Se o aumento da contaminação no país levou até Trump a manifestar sua preocupação por três dias seguidos, sempre lembrando ser amigo de Bolsonaro, os sinais não são bons. O provável, segundo pesquisas recentes, é que o Brasil em mais um mês será o segundo no mundo, depois dos EUA, com mais mortes pelo coronavírus. Bolsonaro culpa os governadores por adotar o isolamento, não se vendo como responsável por tal enquanto detentor da chave do cofre, que seu ídolo Trump escancarou e o resto do mundo acompanhou.
Brasil da maioria se expõe
“Ah, mas há o risco da dívida pública”, alarma-se o colunista mais fiscalista que rentista. “Não faltam propostas oportunistas”, diz outro. É como “bater a carteira”, disse Guedes, ao criticar o plano de retomada das obras de infraestrutura que o general da Casa Civil anunciou e não soube ou não quis explicar.
Tudo distração, por mais convencidos estejam quem diz tais coisas. O Brasil não está quebrado, tem é uma política de austeridade que corta programas sociais, enquanto mascara os gastos com a elite da burocracia, tratados como direito adquirido, e dissipa receitas com setores atrasados. Não é teto de gasto que resolve iniquidades, mas uma reforma do Estado para valer, o que este governo nunca quis.

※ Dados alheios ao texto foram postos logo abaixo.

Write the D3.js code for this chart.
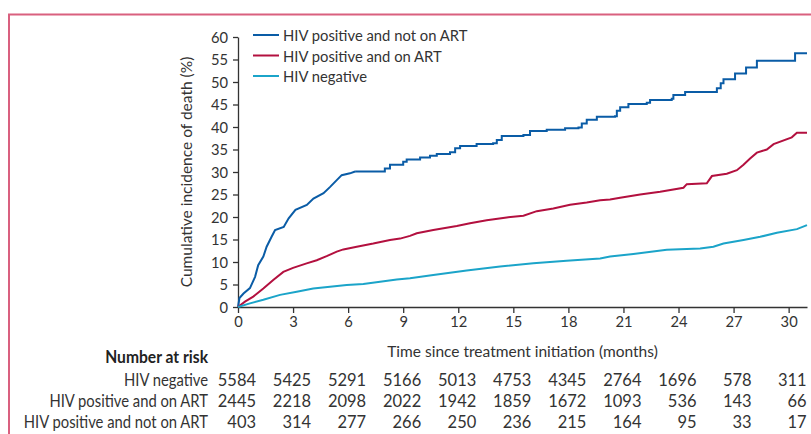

O governo fala em reforma federativa, em menos Brasília, mas fez o diabo junto ao Senado para melar projeto votado na Câmara de ajuda a estados e municípios que visava o certo: repor a receita de ICMS e ISS perdida em relação aos valores arrecadados em 2019.
Este é o programa compensatório obrigatório à União, o do Senado é o “mal bolado” para encabrestar os estados que mais contribuem para a receita federal e menos recebem de volta (dependem só de receita própria). Deve ser coincidência que os governadores de estados como São Paulo e Rio sejam os que menos se vergam a Bolsonaro, né?
Este Brasil de costas para a maioria pobre foi exposto pelo vírus. É nele que moram Bolsonaro e os alienados. Ou o Brasil da maioria se faz ouvir ou esqueçamos o significado da palavra progresso.